Required work: Extract every line that includes the string "code".

Data shown:
....

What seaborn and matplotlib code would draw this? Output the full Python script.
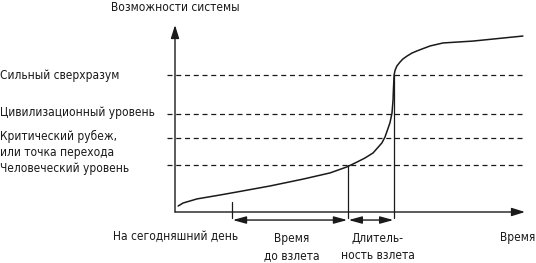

....

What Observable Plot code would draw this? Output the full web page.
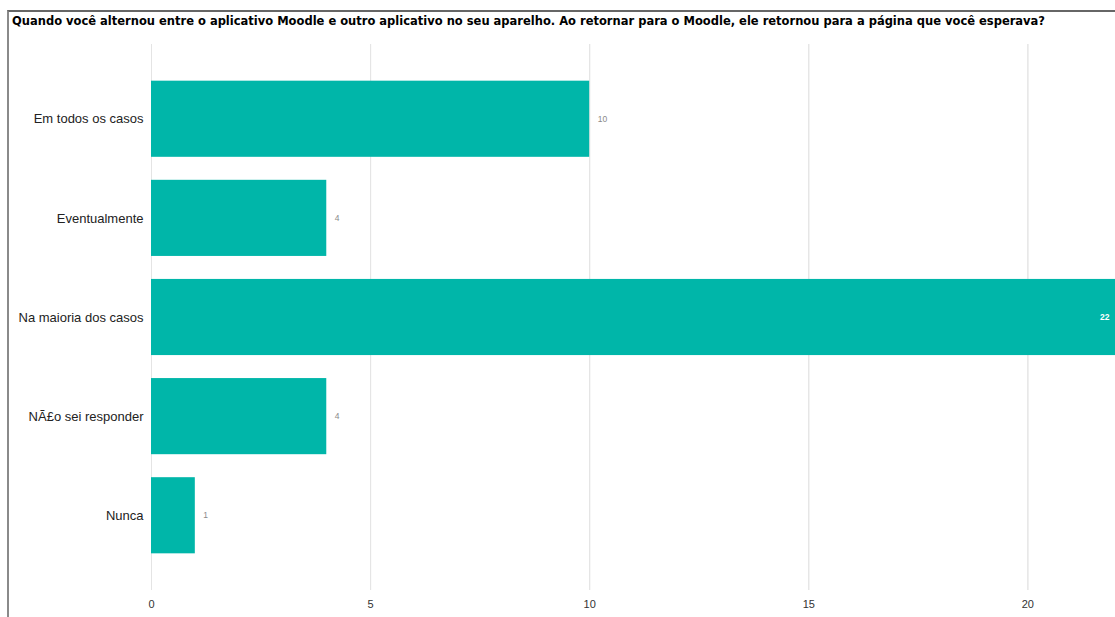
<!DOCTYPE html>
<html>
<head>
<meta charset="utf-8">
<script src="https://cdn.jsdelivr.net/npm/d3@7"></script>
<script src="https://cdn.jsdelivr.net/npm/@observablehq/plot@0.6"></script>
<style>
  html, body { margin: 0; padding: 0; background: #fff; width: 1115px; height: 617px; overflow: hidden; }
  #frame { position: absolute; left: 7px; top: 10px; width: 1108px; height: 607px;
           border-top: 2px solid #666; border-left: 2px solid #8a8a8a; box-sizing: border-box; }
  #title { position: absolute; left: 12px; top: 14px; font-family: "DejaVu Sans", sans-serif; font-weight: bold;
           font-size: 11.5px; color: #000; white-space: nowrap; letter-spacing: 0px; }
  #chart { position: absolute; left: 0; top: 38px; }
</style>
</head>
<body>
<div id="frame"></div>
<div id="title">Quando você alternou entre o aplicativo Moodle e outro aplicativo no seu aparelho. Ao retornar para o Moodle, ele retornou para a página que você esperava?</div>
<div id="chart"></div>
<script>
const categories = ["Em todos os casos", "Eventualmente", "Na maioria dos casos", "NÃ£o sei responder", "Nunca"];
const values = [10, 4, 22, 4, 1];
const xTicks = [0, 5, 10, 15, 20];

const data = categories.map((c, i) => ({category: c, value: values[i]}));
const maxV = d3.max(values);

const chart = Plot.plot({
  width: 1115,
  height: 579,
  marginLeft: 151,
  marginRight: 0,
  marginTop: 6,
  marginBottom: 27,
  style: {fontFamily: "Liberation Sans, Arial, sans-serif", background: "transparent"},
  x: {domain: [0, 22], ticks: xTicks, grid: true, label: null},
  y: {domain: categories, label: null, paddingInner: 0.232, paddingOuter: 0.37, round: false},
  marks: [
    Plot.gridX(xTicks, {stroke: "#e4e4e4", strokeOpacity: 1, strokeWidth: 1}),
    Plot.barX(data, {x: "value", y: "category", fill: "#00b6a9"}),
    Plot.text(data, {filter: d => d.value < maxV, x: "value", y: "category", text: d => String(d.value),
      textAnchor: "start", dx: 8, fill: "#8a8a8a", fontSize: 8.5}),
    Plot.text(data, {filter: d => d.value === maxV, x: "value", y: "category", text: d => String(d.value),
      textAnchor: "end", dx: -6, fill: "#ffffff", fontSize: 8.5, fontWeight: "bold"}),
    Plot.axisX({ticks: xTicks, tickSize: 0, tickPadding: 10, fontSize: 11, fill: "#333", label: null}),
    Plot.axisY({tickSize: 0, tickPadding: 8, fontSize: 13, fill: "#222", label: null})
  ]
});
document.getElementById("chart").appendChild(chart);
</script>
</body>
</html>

....

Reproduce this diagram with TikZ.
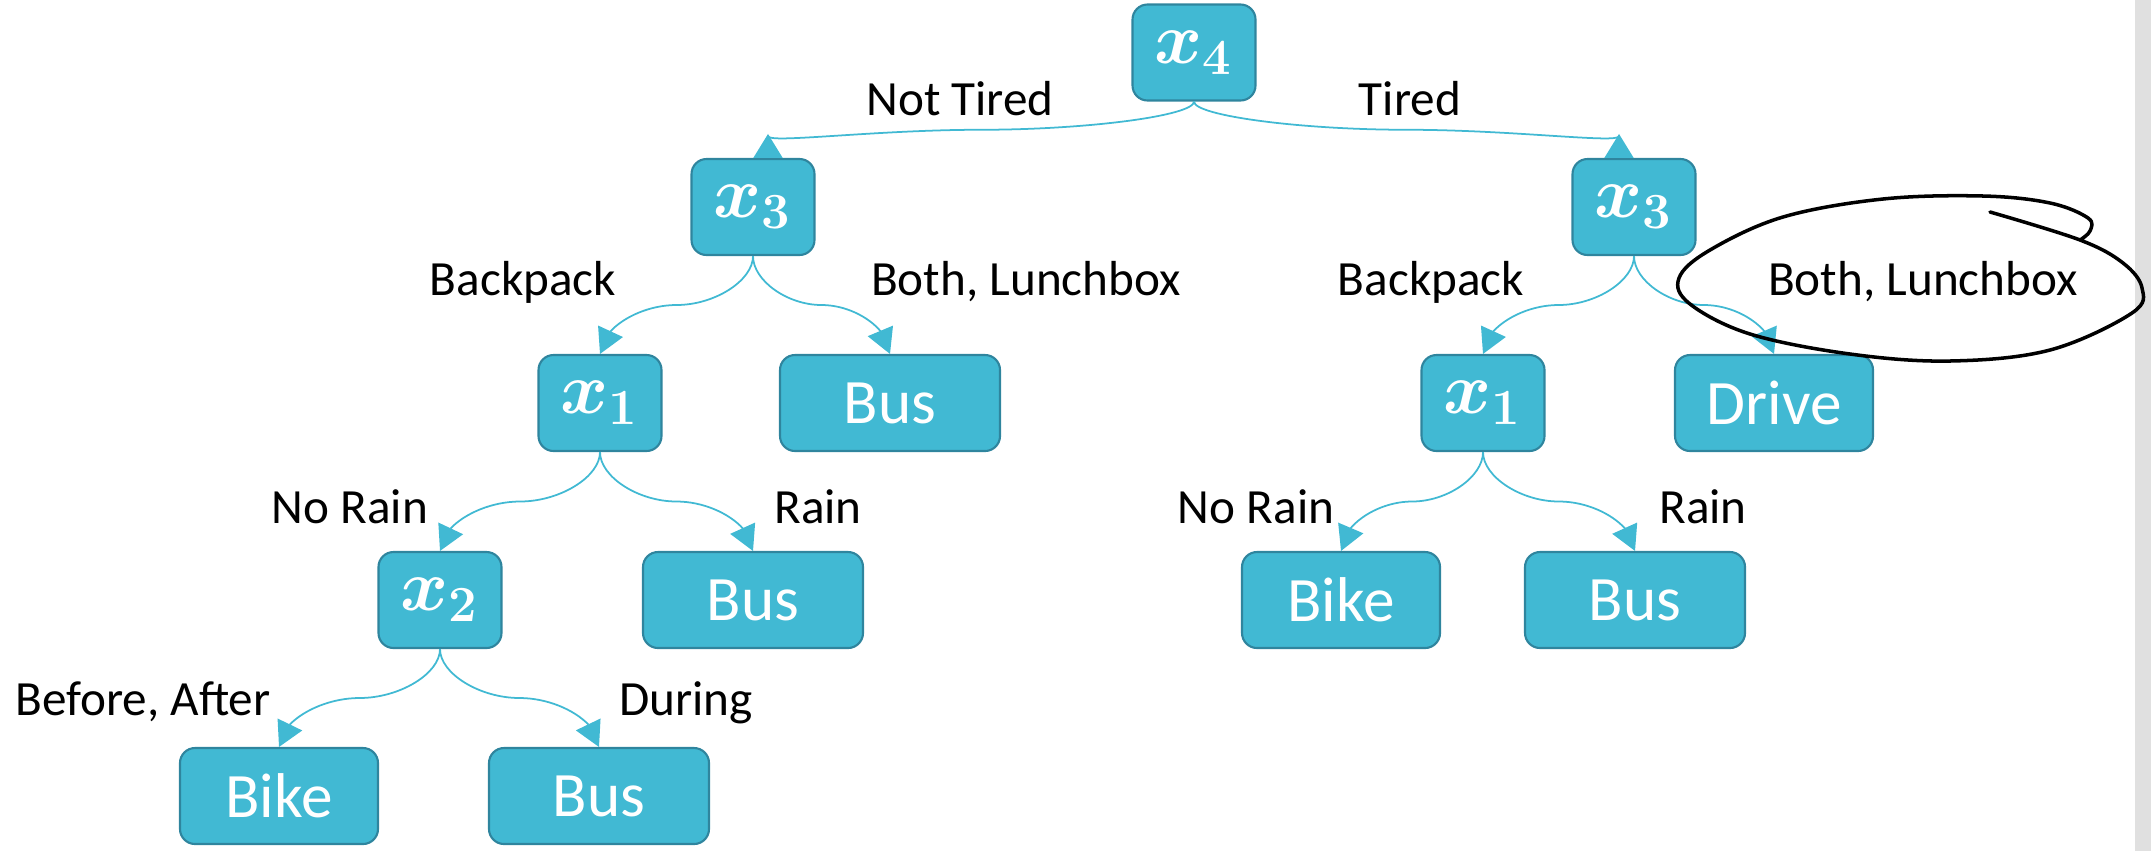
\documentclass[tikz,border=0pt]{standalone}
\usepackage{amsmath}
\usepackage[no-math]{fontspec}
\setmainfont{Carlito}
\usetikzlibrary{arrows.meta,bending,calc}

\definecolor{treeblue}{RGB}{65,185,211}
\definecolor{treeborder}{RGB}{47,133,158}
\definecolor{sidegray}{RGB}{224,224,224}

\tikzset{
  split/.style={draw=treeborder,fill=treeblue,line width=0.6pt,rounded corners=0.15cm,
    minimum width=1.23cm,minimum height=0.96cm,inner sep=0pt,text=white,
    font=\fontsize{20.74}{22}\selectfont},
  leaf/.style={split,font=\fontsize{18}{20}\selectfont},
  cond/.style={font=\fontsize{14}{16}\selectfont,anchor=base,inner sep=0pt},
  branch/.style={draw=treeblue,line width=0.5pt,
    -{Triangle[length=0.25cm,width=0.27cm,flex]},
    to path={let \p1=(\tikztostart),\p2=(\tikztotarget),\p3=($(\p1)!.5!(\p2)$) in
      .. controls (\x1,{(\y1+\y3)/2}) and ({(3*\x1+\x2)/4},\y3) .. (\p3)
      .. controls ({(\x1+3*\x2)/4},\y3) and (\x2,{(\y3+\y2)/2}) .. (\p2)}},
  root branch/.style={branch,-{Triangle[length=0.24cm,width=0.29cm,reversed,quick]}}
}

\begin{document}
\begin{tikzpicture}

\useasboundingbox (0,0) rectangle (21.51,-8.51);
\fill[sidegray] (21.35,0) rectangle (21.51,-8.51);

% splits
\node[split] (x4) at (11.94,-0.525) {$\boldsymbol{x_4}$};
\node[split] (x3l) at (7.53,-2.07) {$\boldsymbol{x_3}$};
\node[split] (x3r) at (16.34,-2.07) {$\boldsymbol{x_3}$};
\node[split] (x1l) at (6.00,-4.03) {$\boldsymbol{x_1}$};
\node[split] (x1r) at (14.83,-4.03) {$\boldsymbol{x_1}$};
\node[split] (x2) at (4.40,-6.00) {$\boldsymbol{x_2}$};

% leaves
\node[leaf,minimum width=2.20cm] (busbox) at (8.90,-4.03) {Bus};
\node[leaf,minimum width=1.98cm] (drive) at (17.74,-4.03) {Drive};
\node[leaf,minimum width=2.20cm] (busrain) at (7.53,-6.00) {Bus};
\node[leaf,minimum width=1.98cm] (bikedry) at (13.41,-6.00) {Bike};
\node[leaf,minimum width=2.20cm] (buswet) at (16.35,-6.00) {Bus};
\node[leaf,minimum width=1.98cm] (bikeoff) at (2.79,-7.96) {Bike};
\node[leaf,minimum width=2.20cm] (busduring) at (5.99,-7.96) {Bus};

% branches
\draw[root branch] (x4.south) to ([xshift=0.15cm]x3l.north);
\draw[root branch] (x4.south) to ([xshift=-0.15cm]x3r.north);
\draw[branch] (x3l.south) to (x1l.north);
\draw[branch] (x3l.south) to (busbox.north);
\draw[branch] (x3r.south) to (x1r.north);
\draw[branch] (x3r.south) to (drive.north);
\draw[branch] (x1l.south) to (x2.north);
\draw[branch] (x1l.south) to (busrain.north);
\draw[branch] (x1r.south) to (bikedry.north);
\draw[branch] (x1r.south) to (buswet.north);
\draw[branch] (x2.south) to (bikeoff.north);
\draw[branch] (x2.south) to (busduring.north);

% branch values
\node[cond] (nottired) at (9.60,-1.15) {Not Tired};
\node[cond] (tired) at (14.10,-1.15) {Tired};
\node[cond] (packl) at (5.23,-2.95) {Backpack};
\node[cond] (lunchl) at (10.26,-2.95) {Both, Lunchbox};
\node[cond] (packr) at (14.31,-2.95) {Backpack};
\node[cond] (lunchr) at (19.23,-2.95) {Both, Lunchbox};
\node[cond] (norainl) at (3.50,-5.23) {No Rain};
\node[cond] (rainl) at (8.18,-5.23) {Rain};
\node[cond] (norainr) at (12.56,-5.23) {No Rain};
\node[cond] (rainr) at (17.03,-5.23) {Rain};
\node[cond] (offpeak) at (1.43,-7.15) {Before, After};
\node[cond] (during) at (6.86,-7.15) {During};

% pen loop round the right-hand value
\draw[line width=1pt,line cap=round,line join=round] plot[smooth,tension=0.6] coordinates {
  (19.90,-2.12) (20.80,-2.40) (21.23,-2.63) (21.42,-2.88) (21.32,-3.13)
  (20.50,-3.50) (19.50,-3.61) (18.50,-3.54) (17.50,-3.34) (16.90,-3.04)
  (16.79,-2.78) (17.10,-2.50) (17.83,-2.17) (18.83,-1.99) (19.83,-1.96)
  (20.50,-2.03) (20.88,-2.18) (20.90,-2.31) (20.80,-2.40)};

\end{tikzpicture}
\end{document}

....

Output of the exercise:
What seaborn and matplotlib code would draw this? Output the full Python script.
What Observable Plot code would draw this? Output the full web page.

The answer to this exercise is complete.